Windows Registry Editor Version 5.00
; Registry modification made possible by Mr. John Smith
2. Save the registry script you created in Notepad.
On Notepad’s Menu bar, hit “File” and then click on “Save As”. Input the file name and key in “.reg”, the file extension for registry files, at the end. After which, you will need to make sure that the Save as type selected is “All files” and not “Text Documents (*.txt)”. After you are done, save it either by hitting the “Save” button or pressing the “Enter” key on your keyboard. Your registry script is now saved on your computer.
3. Apply the Registry Key you created.
There are actually two ways on how to go about this step.
- Through the Registry Editor.
Hit the “Start” button and then select “Run”. In the Run dialogue box, input “regedit” on the text field provided and hit the “OK” button. This will populate the Registry Editor pane. On the Menu bar of the Registry Editor, hit “File” and then “Import”. Look for the registry file you created, highlight it and press “Open”. Doing this, the editor will automatically enter the information you saved on that specific registry file unto your Windows Registry. Press the “OK” button and close the Registry editor.

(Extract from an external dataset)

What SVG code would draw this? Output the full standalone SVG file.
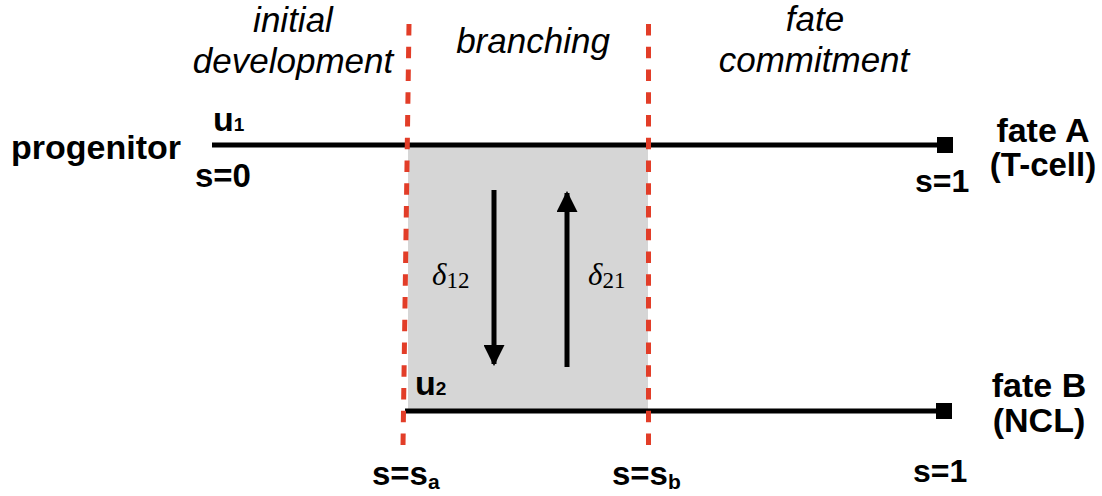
<svg xmlns="http://www.w3.org/2000/svg" width="1102" height="496" viewBox="0 0 1102 496">
<defs>
<style>
.b{font-family:"Liberation Sans",Arial,Helvetica,sans-serif;font-weight:bold;fill:#000}
.i{font-family:"Liberation Sans",Arial,Helvetica,sans-serif;font-style:italic;fill:#000;font-size:35px;text-anchor:middle}
.g{font-family:"Liberation Serif","Times New Roman",serif;fill:#000}
.path{stroke:#000;stroke-width:5;fill:none}
.arr{stroke:#000;stroke-width:5;fill:none}
.dash{stroke:#e23d28;stroke-width:5;stroke-dasharray:11.5 11.25;fill:none}
</style>
<marker id="ah" viewBox="0 0 10 10" refX="9" refY="5" markerWidth="4.2" markerHeight="4.2" orient="auto" markerUnits="strokeWidth">
<path d="M0,0 L10,5 L0,10 Z" fill="#000"/>
</marker>
</defs>
<rect width="1102" height="496" fill="#fff"/>
<g id="branching-region">
<rect x="408" y="147" width="240" height="262" fill="#d6d6d6"/>
</g>
<g id="connectors">
<line class="path" x1="212" y1="145" x2="945" y2="145"/>
<line class="path" x1="405" y1="411" x2="944" y2="411"/>
<line class="arr" x1="494" y1="190" x2="494" y2="364" marker-end="url(#ah)"/>
<line class="arr" x1="567" y1="367" x2="567" y2="193" marker-end="url(#ah)"/>
<line class="dash" x1="409" y1="24" x2="403" y2="446"/>
<line class="dash" x1="648.5" y1="24" x2="648.5" y2="446"/>
</g>
<g id="fateA-end"><rect x="937" y="137" width="16" height="16" fill="#000"/></g>
<g id="fateB-end"><rect x="936" y="403" width="16" height="16" fill="#000"/></g>
<g id="phase-labels">
<text class="i" x="293" y="32">initial</text>
<text class="i" x="293" y="73">development</text>
<text class="i" x="533" y="53">branching</text>
<text class="i" x="815" y="31">fate</text>
<text class="i" x="814" y="72">commitment</text>
</g>
<g id="progenitor">
<text class="b" x="11" y="159" font-size="34">progenitor</text>
<text class="b" x="195" y="187" font-size="33">s=0</text>
<text class="b" x="213" y="131" font-size="34">u<tspan font-size="19">1</tspan></text>
</g>
<g id="u2-label">
<text class="b" x="415" y="395" font-size="34">u<tspan font-size="19">2</tspan></text>
</g>
<g id="fateA">
<text class="b" x="1043" y="142" font-size="34" text-anchor="middle">fate A</text>
<text class="b" x="1043" y="176" font-size="33" text-anchor="middle">(T-cell)</text>
<text class="b" x="915" y="192" font-size="32">s=1</text>
</g>
<g id="fateB">
<text class="b" x="1039" y="397" font-size="34" text-anchor="middle">fate B</text>
<text class="b" x="1039" y="432" font-size="34" text-anchor="middle">(NCL)</text>
<text class="b" x="913" y="482" font-size="32">s=1</text>
</g>
<g id="boundary-labels">
<text class="b" x="372" y="485" font-size="33">s=s<tspan font-size="21" dy="4">a</tspan></text>
<text class="b" x="612" y="485" font-size="33">s=s<tspan font-size="21" dy="4">b</tspan></text>
</g>
<g id="rates">
<text class="g" x="432" y="285" font-size="31" font-style="italic">δ<tspan font-size="23" font-style="normal" dy="3">12</tspan></text>
<text class="g" x="588" y="285" font-size="31" font-style="italic">δ<tspan font-size="23" font-style="normal" dy="3">21</tspan></text>
</g>
</svg>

- Manually applying the registry key.
Go to the folder where you saved the registry key you created. Highlight the file and using your mouse, right click on its icon. If you have older version of Windows, select “Run” and if you have the latter version of Windows, select “Merge”. Hit the “Yes” and then “OK” button to apply the registry key unto the Windows registry.
After applying or modifying registry keys in the editor, it is advised that you restart your system so that the alterations will commence after the system reboots.